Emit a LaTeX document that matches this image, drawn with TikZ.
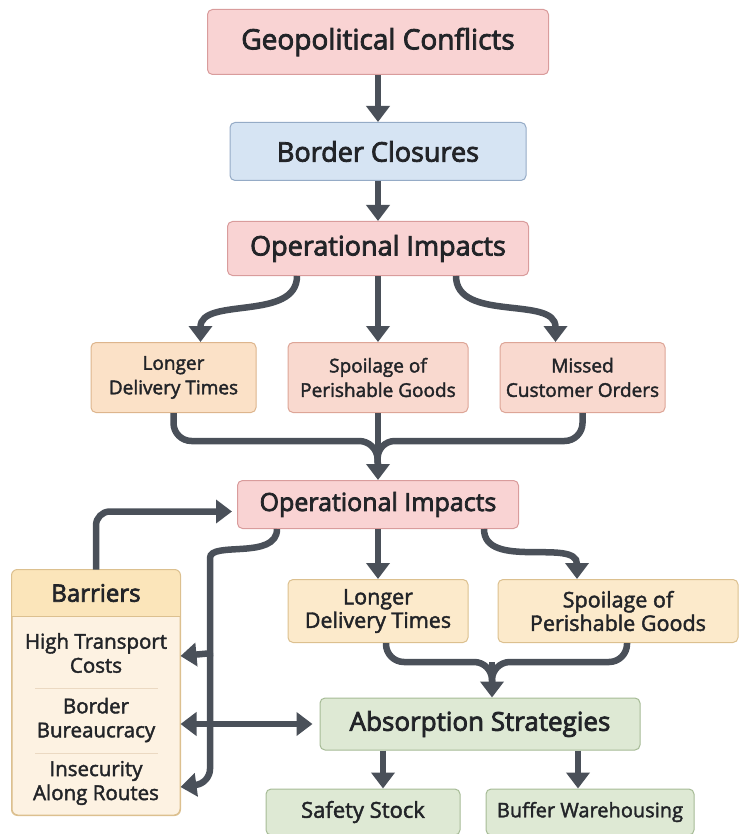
\documentclass[tikz,border=0pt]{standalone}
\usepackage{fontspec}
\setmainfont{Open Sans}[FakeBold=2]
\newfontfamily\headfont{Open Sans}[FakeBold=3]
\usepackage{xcolor}
\usetikzlibrary{arrows.meta,positioning}

\definecolor{linegray}{HTML}{4A5059}
\definecolor{textgray}{HTML}{222428}
\definecolor{pinkfill}{HTML}{F9D3D3}
\definecolor{pinkline}{HTML}{D99C9C}
\definecolor{bluefill}{HTML}{D6E4F3}
\definecolor{blueline}{HTML}{95ABC6}
\definecolor{orangefill}{HTML}{FBE1C7}
\definecolor{orangeline}{HTML}{DDB58D}
\definecolor{peachfill}{HTML}{F9D9CF}
\definecolor{peachline}{HTML}{DDA597}
\definecolor{yellowfill}{HTML}{FCEACB}
\definecolor{yellowline}{HTML}{DCC08F}
\definecolor{greenfill}{HTML}{DEE9D4}
\definecolor{greenline}{HTML}{A6BB96}
\definecolor{barhead}{HTML}{FBE5BA}
\definecolor{barbody}{HTML}{FDF2E2}
\definecolor{barsep}{HTML}{EBD9C2}

\begin{document}
\begin{tikzpicture}[x=1pt, y=1pt,
  box/.style={draw, rounded corners=5pt, line width=1pt, inner sep=2pt, text=textgray,
              align=center, font=\fontsize{19}{24.5}\selectfont},
  head/.style={box, font=\headfont\fontsize{27}{30}\selectfont},
  pinkbox/.style={fill=pinkfill, draw=pinkline},
  bluebox/.style={fill=bluefill, draw=blueline},
  orangebox/.style={fill=orangefill, draw=orangeline},
  peachbox/.style={fill=peachfill, draw=peachline},
  yellowbox/.style={fill=yellowfill, draw=yellowline},
  greenbox/.style={fill=greenfill, draw=greenline},
  line/.style={draw=linegray, line width=6.5pt},
  arr/.style={line, -{Triangle[width=23pt,length=16pt]}},
  dbl/.style={line, {Triangle[width=23pt,length=16pt]}-{Triangle[width=23pt,length=16pt]}},
  item/.style={align=center, text=textgray, font=\fontsize{20.5}{24}\selectfont}]
  \useasboundingbox (0,0) rectangle (739,-834);
  % top chain
  \node[head, pinkbox, minimum width=341pt, minimum height=65pt,
        font=\headfont\fontsize{28}{31}\selectfont] (geo) at (378,-42) {Geopolitical Conflicts};
  \node[head, bluebox, minimum width=296pt, minimum height=58pt, below=47pt of geo] (clos) {Border Closures};
  \node[head, pinkbox, minimum width=301pt, minimum height=54pt, below=40pt of clos] (opsa) {Operational Impacts};
  \node[box, peachbox, minimum width=180pt, minimum height=70pt, below=66pt of opsa] (spoila) {Spoilage of\\Perishable Goods};
  \node[box, orangebox, minimum width=165pt, minimum height=70pt, left=31pt of spoila] (longa) {Longer\\Delivery Times};
  \node[box, peachbox, minimum width=165pt, minimum height=70pt, right=31pt of spoila] (missa) {Missed\\Customer Orders};
  % second stage
  \node[head, pinkbox, minimum width=281pt, minimum height=48pt, below=67pt of spoila,
        font=\headfont\fontsize{25}{28}\selectfont] (opsb) {Operational Impacts};
  \node[box, yellowbox, minimum width=180pt, minimum height=63pt, below=50pt of opsb,
        font=\fontsize{21.5}{23.5}\selectfont] (longb) {Longer\\Delivery Times};
  \node[box, yellowbox, minimum width=240pt, minimum height=63pt, right=29pt of longb,
        font=\fontsize{21.5}{23.5}\selectfont] (spoilb) {Spoilage of\\Perishable Goods};
  \node[head, greenbox, minimum width=320pt, minimum height=52pt,
        font=\headfont\fontsize{26}{29}\selectfont] (absb) at (480,-724) {Absorption Strategies};
  \node[box, greenbox, minimum width=194pt, minimum height=46pt, font=\fontsize{22}{25}\selectfont] (safe) at (363,-812) {Safety Stock};
  \node[box, greenbox, minimum width=208pt, minimum height=46pt, font=\fontsize{20}{23}\selectfont] (buff) at (590,-812) {Buffer Warehousing};
  % barriers panel
  \node[draw=yellowline, fill=barbody, rounded corners=6pt, line width=1pt,
        minimum width=168pt, minimum height=245pt] (bar) at (96,-692.5) {};
  \begin{scope}
    \clip[rounded corners=6pt] (bar.south west) rectangle (bar.north east);
    \fill[barhead] (bar.north west) rectangle ([yshift=-47pt]bar.north east);
  \end{scope}
  \draw[yellowline, line width=0.8pt] ([yshift=-47pt]bar.north west) -- ([yshift=-47pt]bar.north east);
  \draw[draw=yellowline, rounded corners=6pt, line width=1pt] (bar.south west) rectangle (bar.north east);
  \node[item, font=\headfont\fontsize{24}{27}\selectfont] (bart) at (96,-593) {Barriers};
  \node[item] (bhigh) at (96,-653) {High Transport\\Costs};
  \node[item] (bbur) at (96,-720) {Border\\Bureaucracy};
  \node[item] (binse) at (96,-783) {Insecurity\\Along Routes};
  \draw[barsep, line width=0.8pt] (35,-688) -- (158,-688);
  \draw[barsep, line width=0.8pt] (35,-753) -- (158,-753);
  % junction points
  \coordinate (mergea) at (377,-441);
  \coordinate (mergeb) at (492,-662);
  \coordinate (trunk) at (210,-572);
  % arrows of the top chain
  \draw[arr] (geo) -- (clos);
  \draw[arr] (clos) -- (opsa);
  \draw[arr] ([xshift=-81pt]opsa.south) to[out=-90, in=90] ([xshift=27pt]longa.north);
  \draw[arr] (opsa) -- (spoila);
  \draw[arr] ([xshift=78pt]opsa.south) to[out=-90, in=90] ([xshift=-27pt]missa.north);
  \draw[line, rounded corners=18pt] (longa.south) |- (mergea) -- ([yshift=10pt]opsb.north);
  \draw[line, rounded corners=18pt] (missa.south) |- (mergea) -- ([yshift=10pt]opsb.north);
  \draw[arr] (spoila) -- (opsb);
  % arrows of the second stage
  \draw[arr] (opsb) -- (longb);
  \draw[arr] ([xshift=106pt]opsb.south) to[out=-90, in=90] ([xshift=-41pt]spoilb.north);
  \draw[line, rounded corners=18pt] ([xshift=8pt]longb.south) |- (mergeb) -- ([yshift=10pt]absb.north -| mergeb);
  \draw[line, rounded corners=18pt] ([xshift=9pt]spoilb.south) |- (mergeb) -- ([yshift=10pt]absb.north -| mergeb);
  \draw[arr] (mergeb) -- (absb.north -| mergeb);
  \draw[arr] (absb.south -| 383,0) -- (safe.north -| 383,0);
  \draw[arr] (absb.south -| 578,0) -- (buff.north -| 578,0);
  % barriers links
  \draw[arr, rounded corners=14pt, shorten >=5pt] (bar.north) |- ([yshift=-7pt]opsb.west);
  \draw[arr, rounded corners=14pt] ([xshift=-101pt]opsb.south) to[out=-90, in=90] (trunk)
        -- (trunk |- binse) -- ([yshift=-4pt]binse.east -| bar.east);
  \draw[arr] ([xshift=3pt]trunk |- bhigh) -- ([yshift=-3pt]bhigh.east -| bar.east);
  \draw[dbl, shorten >=7pt] (bar.east |- absb.west) -- (absb.west);
\end{tikzpicture}
\end{document}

____________________

Ignore the images and quote every line of the listing exactly.

Emit a LaTeX document that matches this image, drawn with TikZ.
\documentclass[tikz,border=0pt]{standalone}
\usepackage{fontspec}
\setmainfont{Open Sans}[FakeBold=2]
\newfontfamily\headfont{Open Sans}[FakeBold=3]
\usepackage{xcolor}
\usetikzlibrary{arrows.meta,positioning}

\definecolor{linegray}{HTML}{4A5059}
\definecolor{textgray}{HTML}{222428}
\definecolor{pinkfill}{HTML}{F9D3D3}
\definecolor{pinkline}{HTML}{D99C9C}
\definecolor{bluefill}{HTML}{D6E4F3}
\definecolor{blueline}{HTML}{95ABC6}
\definecolor{orangefill}{HTML}{FBE1C7}
\definecolor{orangeline}{HTML}{DDB58D}
\definecolor{peachfill}{HTML}{F9D9CF}
\definecolor{peachline}{HTML}{DDA597}
\definecolor{yellowfill}{HTML}{FCEACB}
\definecolor{yellowline}{HTML}{DCC08F}
\definecolor{greenfill}{HTML}{DEE9D4}
\definecolor{greenline}{HTML}{A6BB96}
\definecolor{barhead}{HTML}{FBE5BA}
\definecolor{barbody}{HTML}{FDF2E2}
\definecolor{barsep}{HTML}{EBD9C2}

\begin{document}
\begin{tikzpicture}[x=1pt, y=1pt,
  box/.style={draw, rounded corners=5pt, line width=1pt, inner sep=2pt, text=textgray,
              align=center, font=\fontsize{19}{24.5}\selectfont},
  head/.style={box, font=\headfont\fontsize{27}{30}\selectfont},
  pinkbox/.style={fill=pinkfill, draw=pinkline},
  bluebox/.style={fill=bluefill, draw=blueline},
  orangebox/.style={fill=orangefill, draw=orangeline},
  peachbox/.style={fill=peachfill, draw=peachline},
  yellowbox/.style={fill=yellowfill, draw=yellowline},
  greenbox/.style={fill=greenfill, draw=greenline},
  line/.style={draw=linegray, line width=6.5pt},
  arr/.style={line, -{Triangle[width=23pt,length=16pt]}},
  dbl/.style={line, {Triangle[width=23pt,length=16pt]}-{Triangle[width=23pt,length=16pt]}},
  item/.style={align=center, text=textgray, font=\fontsize{20.5}{24}\selectfont}]
  \useasboundingbox (0,0) rectangle (739,-834);
  % top chain
  \node[head, pinkbox, minimum width=341pt, minimum height=65pt,
        font=\headfont\fontsize{28}{31}\selectfont] (geo) at (378,-42) {Geopolitical Conflicts};
  \node[head, bluebox, minimum width=296pt, minimum height=58pt, below=47pt of geo] (clos) {Border Closures};
  \node[head, pinkbox, minimum width=301pt, minimum height=54pt, below=40pt of clos] (opsa) {Operational Impacts};
  \node[box, peachbox, minimum width=180pt, minimum height=70pt, below=66pt of opsa] (spoila) {Spoilage of\\Perishable Goods};
  \node[box, orangebox, minimum width=165pt, minimum height=70pt, left=31pt of spoila] (longa) {Longer\\Delivery Times};
  \node[box, peachbox, minimum width=165pt, minimum height=70pt, right=31pt of spoila] (missa) {Missed\\Customer Orders};
  % second stage
  \node[head, pinkbox, minimum width=281pt, minimum height=48pt, below=67pt of spoila,
        font=\headfont\fontsize{25}{28}\selectfont] (opsb) {Operational Impacts};
  \node[box, yellowbox, minimum width=180pt, minimum height=63pt, below=50pt of opsb,
        font=\fontsize{21.5}{23.5}\selectfont] (longb) {Longer\\Delivery Times};
  \node[box, yellowbox, minimum width=240pt, minimum height=63pt, right=29pt of longb,
        font=\fontsize{21.5}{23.5}\selectfont] (spoilb) {Spoilage of\\Perishable Goods};
  \node[head, greenbox, minimum width=320pt, minimum height=52pt,
        font=\headfont\fontsize{26}{29}\selectfont] (absb) at (480,-724) {Absorption Strategies};
  \node[box, greenbox, minimum width=194pt, minimum height=46pt, font=\fontsize{22}{25}\selectfont] (safe) at (363,-812) {Safety Stock};
  \node[box, greenbox, minimum width=208pt, minimum height=46pt, font=\fontsize{20}{23}\selectfont] (buff) at (590,-812) {Buffer Warehousing};
  % barriers panel
  \node[draw=yellowline, fill=barbody, rounded corners=6pt, line width=1pt,
        minimum width=168pt, minimum height=245pt] (bar) at (96,-692.5) {};
  \begin{scope}
    \clip[rounded corners=6pt] (bar.south west) rectangle (bar.north east);
    \fill[barhead] (bar.north west) rectangle ([yshift=-47pt]bar.north east);
  \end{scope}
  \draw[yellowline, line width=0.8pt] ([yshift=-47pt]bar.north west) -- ([yshift=-47pt]bar.north east);
  \draw[draw=yellowline, rounded corners=6pt, line width=1pt] (bar.south west) rectangle (bar.north east);
  \node[item, font=\headfont\fontsize{24}{27}\selectfont] (bart) at (96,-593) {Barriers};
  \node[item] (bhigh) at (96,-653) {High Transport\\Costs};
  \node[item] (bbur) at (96,-720) {Border\\Bureaucracy};
  \node[item] (binse) at (96,-783) {Insecurity\\Along Routes};
  \draw[barsep, line width=0.8pt] (35,-688) -- (158,-688);
  \draw[barsep, line width=0.8pt] (35,-753) -- (158,-753);
  % junction points
  \coordinate (mergea) at (377,-441);
  \coordinate (mergeb) at (492,-662);
  \coordinate (trunk) at (210,-572);
  % arrows of the top chain
  \draw[arr] (geo) -- (clos);
  \draw[arr] (clos) -- (opsa);
  \draw[arr] ([xshift=-81pt]opsa.south) to[out=-90, in=90] ([xshift=27pt]longa.north);
  \draw[arr] (opsa) -- (spoila);
  \draw[arr] ([xshift=78pt]opsa.south) to[out=-90, in=90] ([xshift=-27pt]missa.north);
  \draw[line, rounded corners=18pt] (longa.south) |- (mergea) -- ([yshift=10pt]opsb.north);
  \draw[line, rounded corners=18pt] (missa.south) |- (mergea) -- ([yshift=10pt]opsb.north);
  \draw[arr] (spoila) -- (opsb);
  % arrows of the second stage
  \draw[arr] (opsb) -- (longb);
  \draw[arr] ([xshift=106pt]opsb.south) to[out=-90, in=90] ([xshift=-41pt]spoilb.north);
  \draw[line, rounded corners=18pt] ([xshift=8pt]longb.south) |- (mergeb) -- ([yshift=10pt]absb.north -| mergeb);
  \draw[line, rounded corners=18pt] ([xshift=9pt]spoilb.south) |- (mergeb) -- ([yshift=10pt]absb.north -| mergeb);
  \draw[arr] (mergeb) -- (absb.north -| mergeb);
  \draw[arr] (absb.south -| 383,0) -- (safe.north -| 383,0);
  \draw[arr] (absb.south -| 578,0) -- (buff.north -| 578,0);
  % barriers links
  \draw[arr, rounded corners=14pt, shorten >=5pt] (bar.north) |- ([yshift=-7pt]opsb.west);
  \draw[arr, rounded corners=14pt] ([xshift=-101pt]opsb.south) to[out=-90, in=90] (trunk)
        -- (trunk |- binse) -- ([yshift=-4pt]binse.east -| bar.east);
  \draw[arr] ([xshift=3pt]trunk |- bhigh) -- ([yshift=-3pt]bhigh.east -| bar.east);
  \draw[dbl, shorten >=7pt] (bar.east |- absb.west) -- (absb.west);
\end{tikzpicture}
\end{document}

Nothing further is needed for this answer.